Global Federation of Insurance Associations: IAIS systemic risk proposals must be better defined


To develop an effective holistic framework for systemic risk in the insurance sector, the IAIS must better define systemically risky activities. GFIA encourages a narrow focus on those activities that could cause an impairment of all or parts of the financial system and could have serious negative consequences for the real economy. GFIA also warned that the IAIS’ current proposals are unclear in terms of scope.

GFIA has always argued that traditional insurance is not systemically risky and that an entity-based assessment of systemic risk is inappropriate.
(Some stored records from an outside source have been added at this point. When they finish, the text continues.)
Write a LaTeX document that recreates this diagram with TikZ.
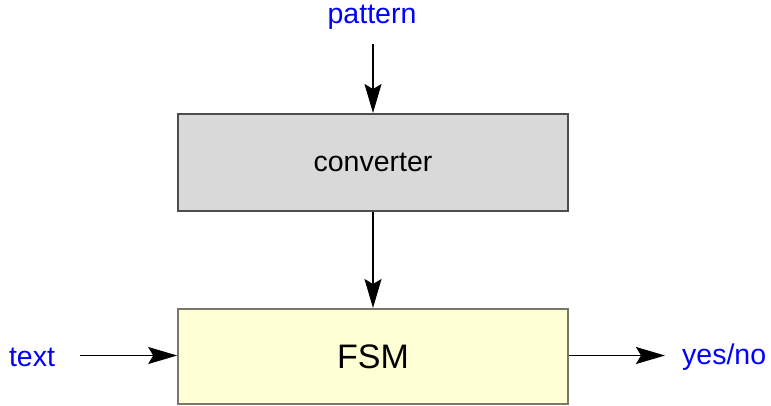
\documentclass[tikz,border=0pt]{standalone}
\usepackage{fontspec}
\setmainfont{Liberation Sans}
\usetikzlibrary{arrows.meta}
\definecolor{boxgray}{HTML}{D9D9D9}
\definecolor{boxyellow}{HTML}{FFFFD6}
\definecolor{edgegray}{HTML}{4D4D4D}
\definecolor{edgeolive}{HTML}{77776A}
\definecolor{labelblue}{HTML}{0000FF}
\begin{document}
\begin{tikzpicture}[x=1pt,y=-1pt,
  block/.style={draw, line width=1.6pt, minimum width=390pt, inner sep=0pt, anchor=north},
  iolabel/.style={text=labelblue, font=\fontsize{28.5}{34}\selectfont, inner sep=0pt},
  flow/.style={line width=1.4pt, -{Stealth[length=29pt,width=17pt,inset=5pt]}}]
  \useasboundingbox (0,0) rectangle (771,405);
  % processing blocks
  \node[block, fill=boxgray, draw=edgegray, minimum height=97pt,
        font=\fontsize{28.5}{34}\selectfont] (conv) at (373,113) {converter};
  \node[block, fill=boxyellow, draw=edgeolive, minimum height=95pt,
        font=\fontsize{34}{40}\selectfont] (fsm) at (373,308) {FSM};
  % inputs and output
  \node[iolabel] (pat) at (372,17) {pattern};
  \node[iolabel] (txt) at (32,357) {text};
  \node[iolabel, anchor=west] (yn) at (682,357) {yes/no};
  \coordinate (patend) at (373,44);
  \coordinate (txtend) at (80,355.5);
  \coordinate (ynend) at (665,355.5);
  % connectors
  \draw[flow] (patend) -- (conv.north);
  \draw[flow] (conv.south) -- (fsm.north);
  \draw[flow] (txtend) -- (txtend -| fsm.west);
  \draw[flow] (ynend -| fsm.east) -- (ynend);
\end{tikzpicture}
\end{document}
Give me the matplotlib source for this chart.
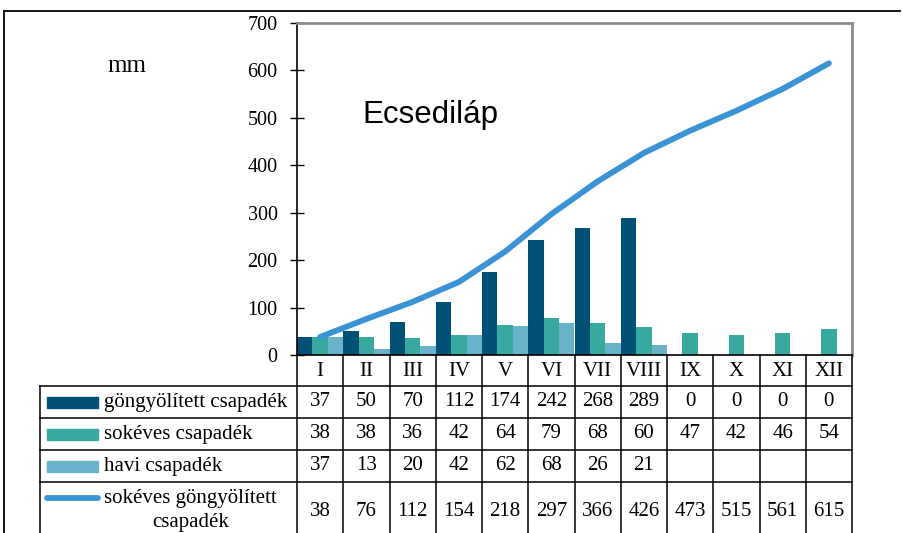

The definition of systemic risk is critical to the determination of activities that can cause systemic risk. Therefore, GFIA encourages a narrow focus on those activities that could cause an “impairment of all or parts of the financial system” and could have “serious negative consequences for the real economy”.

GFIA notes that the IAIS proposes a new framework intending to combine three different approaches:  

  • an entity-based approach,
  • an activity-based approach (e.g. an aggregated data collection reflecting the insurance sector’s risk per activity with a focus on liquidity risk)
  • a cross-sectorial approach based on the comparison of common indicators.
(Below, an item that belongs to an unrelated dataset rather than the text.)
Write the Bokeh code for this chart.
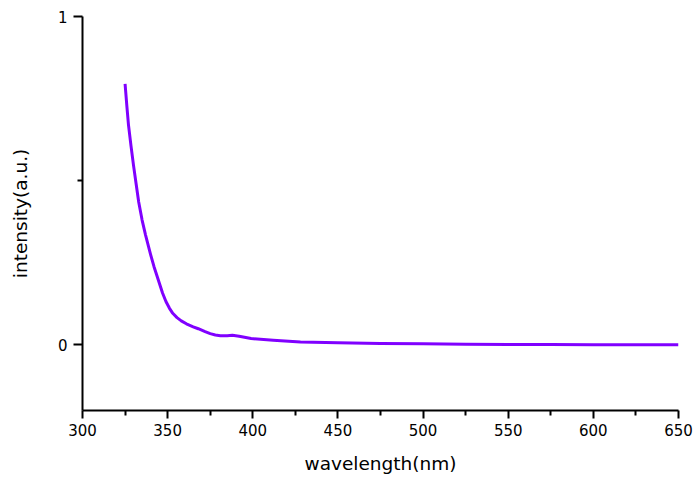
from bokeh.plotting import figure
from bokeh.models import Range1d, FixedTicker
from bokeh.embed import file_html
from bokeh.resources import INLINE

# data
wavelength = [325, 326, 327, 328.5, 330, 331.5, 333, 335, 337, 340, 342, 345, 347, 349,
              351, 353, 355.5, 358, 361, 365, 368, 372, 375, 378, 381, 385, 388, 392,
              399, 412, 428, 450, 475, 500, 525, 550, 575, 600, 625, 650]
intensity = [0.795, 0.73, 0.67, 0.605, 0.545, 0.49, 0.435, 0.38, 0.335, 0.275, 0.238,
             0.19, 0.158, 0.132, 0.112, 0.096, 0.083, 0.073, 0.064, 0.055, 0.049,
             0.040, 0.034, 0.030, 0.028, 0.028, 0.029, 0.026, 0.019, 0.014, 0.009,
             0.006, 0.004, 0.003, 0.002, 0.001, 0.001, 0.0005, 0.0003, 0.0]

x_ticks = [300, 350, 400, 450, 500, 550, 600, 650]
x_minor = [325, 375, 425, 475, 525, 575, 625]
y_ticks = [0, 1]
y_minor = [0.5]

FONT = "DejaVu Sans"

p = figure(width=695, height=478, output_backend="svg", toolbar_location=None,
           x_range=Range1d(300, 650), y_range=Range1d(-0.2, 1.0),
           min_border_left=82, min_border_right=17, min_border_top=16,
           min_border_bottom=68)
p.outline_line_color = None
p.xgrid.visible = False
p.ygrid.visible = False
p.background_fill_color = "white"
p.border_fill_color = "white"

p.line(wavelength, intensity, line_color="#8000ff", line_width=3, line_join="round")

p.xaxis.ticker = FixedTicker(ticks=x_ticks, minor_ticks=x_minor)
p.yaxis.ticker = FixedTicker(ticks=y_ticks, minor_ticks=y_minor)

for ax in (p.xaxis[0], p.yaxis[0]):
    ax.axis_line_width = 2
    ax.axis_line_color = "black"
    ax.major_tick_line_width = 2
    ax.minor_tick_line_width = 2
    ax.major_tick_in = 0
    ax.minor_tick_in = 0
    ax.minor_tick_out = 5
    ax.major_label_text_font = FONT
    ax.major_label_text_font_size = "15px"
    ax.major_label_text_color = "black"
    ax.axis_label_text_font = FONT
    ax.axis_label_text_font_size = "18.5px"
    ax.axis_label_text_font_style = "normal"
    ax.axis_label_text_color = "black"

p.xaxis.major_tick_out = 8
p.yaxis.major_tick_out = 9
p.xaxis.major_label_standoff = 5
p.yaxis.major_label_standoff = 6

p.xaxis.axis_label = "wavelength(nm)"
p.xaxis.axis_label_standoff = 14
p.yaxis.axis_label = "intensity(a.u.)"
p.yaxis.axis_label_standoff = 24

open("out.html", "w").write(file_html(p, INLINE))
GFIA would emphasise that extending some of the measures that currently only apply to G-SIIs, to a broader portion of the insurance sector means that the idea of proportionality and the consideration of cost and benefits aspects become crucial. The challenge is to define a concrete threshold to identify systemically risky activities that could lead to collective actions and therefore amplify shocks to the rest of the financial system. The threshold must be adequately calibrated to meet the materiality criterion. More specific information about the application of proportionality principles is needed in the consultation draft.

GFIA takes the view that, at this stage, the scope of proposals is very unclear and that it is therefore not easy to determine which insurer may be subject to which policy measure. In considering the scope of the application of policy measures, the IAIS should distinguish between:

  • those measures that are reflective of good practice, which should be approached in a proportionate manner given the nature of insurers’ business and very low likelihood of potential contribution towards systemic risk (for example, managing counterparty exposures as part of ERM); and
  • those measures with more limited scope, such as resolution, which should only be applied where it can be demonstrated that there are material risks to the global financial system.

GFIA understands the need for data to support an adequate and relevant supervisory process. But GFIA would point out that insurers already have to face very burdensome data collection exercises. Therefore, the IAIS should ensure that its data collection exercise is necessary, proportionate and appropriately justified.

The ICS is incomplete and not fit-for-purpose in its current form, with significant further work needed before it could be considered “final”. Given its preliminary nature, the IAIS should remove all references to the ICS from the Holistic Framework and the ICS should not be used as a basis for supervisory intervention until it is formally implemented as a group-wide PCR.